Source code of charts:
-------------------------

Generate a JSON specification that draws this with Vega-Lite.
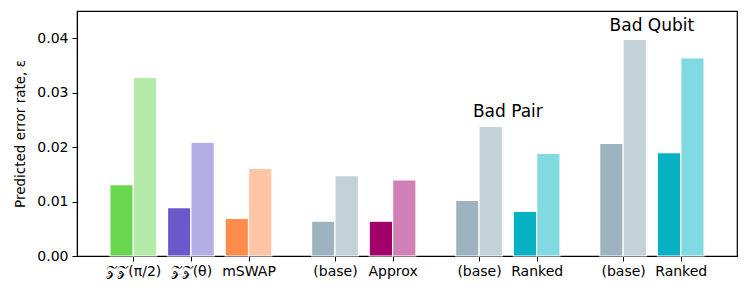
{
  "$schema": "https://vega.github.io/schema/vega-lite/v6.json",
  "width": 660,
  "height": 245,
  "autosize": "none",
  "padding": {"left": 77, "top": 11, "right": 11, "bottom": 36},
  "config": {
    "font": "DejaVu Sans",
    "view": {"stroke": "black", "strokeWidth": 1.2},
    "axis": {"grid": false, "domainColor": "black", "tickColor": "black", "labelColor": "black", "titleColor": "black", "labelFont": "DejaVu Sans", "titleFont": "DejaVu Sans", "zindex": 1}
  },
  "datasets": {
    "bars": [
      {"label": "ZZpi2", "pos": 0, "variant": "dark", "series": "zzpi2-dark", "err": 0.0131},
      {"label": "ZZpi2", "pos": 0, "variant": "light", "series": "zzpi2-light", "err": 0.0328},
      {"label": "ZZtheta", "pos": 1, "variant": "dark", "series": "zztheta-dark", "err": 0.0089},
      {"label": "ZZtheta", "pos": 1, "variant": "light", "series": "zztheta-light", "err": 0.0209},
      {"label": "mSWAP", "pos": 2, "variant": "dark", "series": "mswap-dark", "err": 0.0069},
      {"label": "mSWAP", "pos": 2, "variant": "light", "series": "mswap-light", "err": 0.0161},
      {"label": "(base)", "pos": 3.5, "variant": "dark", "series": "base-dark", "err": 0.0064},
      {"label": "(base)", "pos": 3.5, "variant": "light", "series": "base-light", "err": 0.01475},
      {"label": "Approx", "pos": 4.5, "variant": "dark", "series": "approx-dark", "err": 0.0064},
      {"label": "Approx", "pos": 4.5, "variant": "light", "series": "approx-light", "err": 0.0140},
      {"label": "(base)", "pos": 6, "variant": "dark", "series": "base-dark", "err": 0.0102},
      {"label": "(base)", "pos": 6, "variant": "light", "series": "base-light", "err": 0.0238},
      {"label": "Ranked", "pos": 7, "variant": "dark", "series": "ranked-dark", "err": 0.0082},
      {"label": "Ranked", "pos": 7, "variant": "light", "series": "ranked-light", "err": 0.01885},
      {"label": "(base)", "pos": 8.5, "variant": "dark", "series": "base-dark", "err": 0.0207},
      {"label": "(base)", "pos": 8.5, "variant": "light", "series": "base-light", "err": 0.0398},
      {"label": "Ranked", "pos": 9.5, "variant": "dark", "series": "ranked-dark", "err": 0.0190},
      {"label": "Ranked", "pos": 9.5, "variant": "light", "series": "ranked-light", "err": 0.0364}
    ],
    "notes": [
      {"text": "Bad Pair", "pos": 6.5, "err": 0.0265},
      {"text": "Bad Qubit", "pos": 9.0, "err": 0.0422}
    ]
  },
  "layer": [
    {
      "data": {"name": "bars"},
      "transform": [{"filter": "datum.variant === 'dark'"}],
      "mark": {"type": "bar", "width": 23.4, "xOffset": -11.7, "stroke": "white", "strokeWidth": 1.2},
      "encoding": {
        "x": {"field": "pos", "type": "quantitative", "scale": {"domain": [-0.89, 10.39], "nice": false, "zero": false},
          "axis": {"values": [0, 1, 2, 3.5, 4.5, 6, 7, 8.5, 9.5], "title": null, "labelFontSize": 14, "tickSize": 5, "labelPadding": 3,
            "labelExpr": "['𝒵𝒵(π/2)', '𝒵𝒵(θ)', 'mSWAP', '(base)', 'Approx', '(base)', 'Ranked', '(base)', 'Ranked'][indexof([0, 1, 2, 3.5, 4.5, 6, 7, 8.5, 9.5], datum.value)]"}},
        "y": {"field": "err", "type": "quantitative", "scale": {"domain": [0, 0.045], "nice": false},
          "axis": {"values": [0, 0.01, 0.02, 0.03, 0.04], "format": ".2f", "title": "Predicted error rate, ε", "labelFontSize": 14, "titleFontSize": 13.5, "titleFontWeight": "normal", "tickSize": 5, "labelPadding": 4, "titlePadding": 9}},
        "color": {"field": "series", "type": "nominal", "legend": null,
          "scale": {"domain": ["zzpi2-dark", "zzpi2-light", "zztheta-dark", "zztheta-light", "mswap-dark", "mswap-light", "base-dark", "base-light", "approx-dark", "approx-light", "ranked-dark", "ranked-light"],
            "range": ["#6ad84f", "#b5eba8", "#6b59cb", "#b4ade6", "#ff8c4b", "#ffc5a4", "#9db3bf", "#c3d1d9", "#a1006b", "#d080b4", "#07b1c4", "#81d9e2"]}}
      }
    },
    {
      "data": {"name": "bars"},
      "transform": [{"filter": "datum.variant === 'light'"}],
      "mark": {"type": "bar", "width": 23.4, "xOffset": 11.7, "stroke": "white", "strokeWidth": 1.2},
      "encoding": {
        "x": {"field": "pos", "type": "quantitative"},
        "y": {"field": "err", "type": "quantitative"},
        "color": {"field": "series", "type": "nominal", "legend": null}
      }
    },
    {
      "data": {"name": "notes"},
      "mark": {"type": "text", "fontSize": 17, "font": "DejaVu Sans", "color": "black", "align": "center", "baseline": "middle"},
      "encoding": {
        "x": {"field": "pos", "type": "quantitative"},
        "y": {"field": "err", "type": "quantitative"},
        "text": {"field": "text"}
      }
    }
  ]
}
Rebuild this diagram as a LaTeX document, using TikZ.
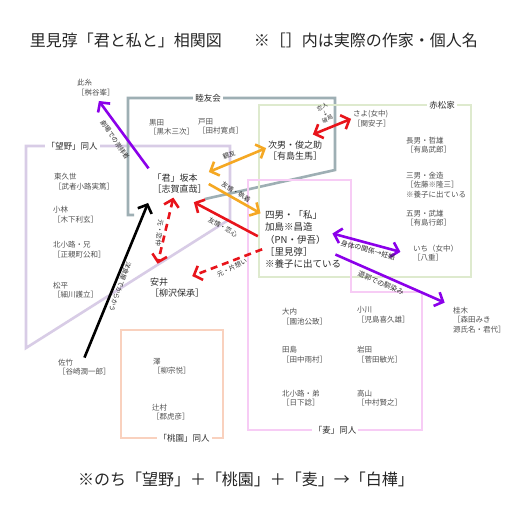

-------------------------

◆ Short problem ◆
Repeat the listing in full and exactly. Leave any pictures out.

◆ Reply to the task ◆
Generate a JSON specification that draws this with Vega-Lite.
{
  "$schema": "https://vega.github.io/schema/vega-lite/v6.json",
  "width": 660,
  "height": 245,
  "autosize": "none",
  "padding": {"left": 77, "top": 11, "right": 11, "bottom": 36},
  "config": {
    "font": "DejaVu Sans",
    "view": {"stroke": "black", "strokeWidth": 1.2},
    "axis": {"grid": false, "domainColor": "black", "tickColor": "black", "labelColor": "black", "titleColor": "black", "labelFont": "DejaVu Sans", "titleFont": "DejaVu Sans", "zindex": 1}
  },
  "datasets": {
    "bars": [
      {"label": "ZZpi2", "pos": 0, "variant": "dark", "series": "zzpi2-dark", "err": 0.0131},
      {"label": "ZZpi2", "pos": 0, "variant": "light", "series": "zzpi2-light", "err": 0.0328},
      {"label": "ZZtheta", "pos": 1, "variant": "dark", "series": "zztheta-dark", "err": 0.0089},
      {"label": "ZZtheta", "pos": 1, "variant": "light", "series": "zztheta-light", "err": 0.0209},
      {"label": "mSWAP", "pos": 2, "variant": "dark", "series": "mswap-dark", "err": 0.0069},
      {"label": "mSWAP", "pos": 2, "variant": "light", "series": "mswap-light", "err": 0.0161},
      {"label": "(base)", "pos": 3.5, "variant": "dark", "series": "base-dark", "err": 0.0064},
      {"label": "(base)", "pos": 3.5, "variant": "light", "series": "base-light", "err": 0.01475},
      {"label": "Approx", "pos": 4.5, "variant": "dark", "series": "approx-dark", "err": 0.0064},
      {"label": "Approx", "pos": 4.5, "variant": "light", "series": "approx-light", "err": 0.0140},
      {"label": "(base)", "pos": 6, "variant": "dark", "series": "base-dark", "err": 0.0102},
      {"label": "(base)", "pos": 6, "variant": "light", "series": "base-light", "err": 0.0238},
      {"label": "Ranked", "pos": 7, "variant": "dark", "series": "ranked-dark", "err": 0.0082},
      {"label": "Ranked", "pos": 7, "variant": "light", "series": "ranked-light", "err": 0.01885},
      {"label": "(base)", "pos": 8.5, "variant": "dark", "series": "base-dark", "err": 0.0207},
      {"label": "(base)", "pos": 8.5, "variant": "light", "series": "base-light", "err": 0.0398},
      {"label": "Ranked", "pos": 9.5, "variant": "dark", "series": "ranked-dark", "err": 0.0190},
      {"label": "Ranked", "pos": 9.5, "variant": "light", "series": "ranked-light", "err": 0.0364}
    ],
    "notes": [
      {"text": "Bad Pair", "pos": 6.5, "err": 0.0265},
      {"text": "Bad Qubit", "pos": 9.0, "err": 0.0422}
    ]
  },
  "layer": [
    {
      "data": {"name": "bars"},
      "transform": [{"filter": "datum.variant === 'dark'"}],
      "mark": {"type": "bar", "width": 23.4, "xOffset": -11.7, "stroke": "white", "strokeWidth": 1.2},
      "encoding": {
        "x": {"field": "pos", "type": "quantitative", "scale": {"domain": [-0.89, 10.39], "nice": false, "zero": false},
          "axis": {"values": [0, 1, 2, 3.5, 4.5, 6, 7, 8.5, 9.5], "title": null, "labelFontSize": 14, "tickSize": 5, "labelPadding": 3,
            "labelExpr": "['𝒵𝒵(π/2)', '𝒵𝒵(θ)', 'mSWAP', '(base)', 'Approx', '(base)', 'Ranked', '(base)', 'Ranked'][indexof([0, 1, 2, 3.5, 4.5, 6, 7, 8.5, 9.5], datum.value)]"}},
        "y": {"field": "err", "type": "quantitative", "scale": {"domain": [0, 0.045], "nice": false},
          "axis": {"values": [0, 0.01, 0.02, 0.03, 0.04], "format": ".2f", "title": "Predicted error rate, ε", "labelFontSize": 14, "titleFontSize": 13.5, "titleFontWeight": "normal", "tickSize": 5, "labelPadding": 4, "titlePadding": 9}},
        "color": {"field": "series", "type": "nominal", "legend": null,
          "scale": {"domain": ["zzpi2-dark", "zzpi2-light", "zztheta-dark", "zztheta-light", "mswap-dark", "mswap-light", "base-dark", "base-light", "approx-dark", "approx-light", "ranked-dark", "ranked-light"],
            "range": ["#6ad84f", "#b5eba8", "#6b59cb", "#b4ade6", "#ff8c4b", "#ffc5a4", "#9db3bf", "#c3d1d9", "#a1006b", "#d080b4", "#07b1c4", "#81d9e2"]}}
      }
    },
    {
      "data": {"name": "bars"},
      "transform": [{"filter": "datum.variant === 'light'"}],
      "mark": {"type": "bar", "width": 23.4, "xOffset": 11.7, "stroke": "white", "strokeWidth": 1.2},
      "encoding": {
        "x": {"field": "pos", "type": "quantitative"},
        "y": {"field": "err", "type": "quantitative"},
        "color": {"field": "series", "type": "nominal", "legend": null}
      }
    },
    {
      "data": {"name": "notes"},
      "mark": {"type": "text", "fontSize": 17, "font": "DejaVu Sans", "color": "black", "align": "center", "baseline": "middle"},
      "encoding": {
        "x": {"field": "pos", "type": "quantitative"},
        "y": {"field": "err", "type": "quantitative"},
        "text": {"field": "text"}
      }
    }
  ]
}
Rebuild this diagram as a LaTeX document, using TikZ.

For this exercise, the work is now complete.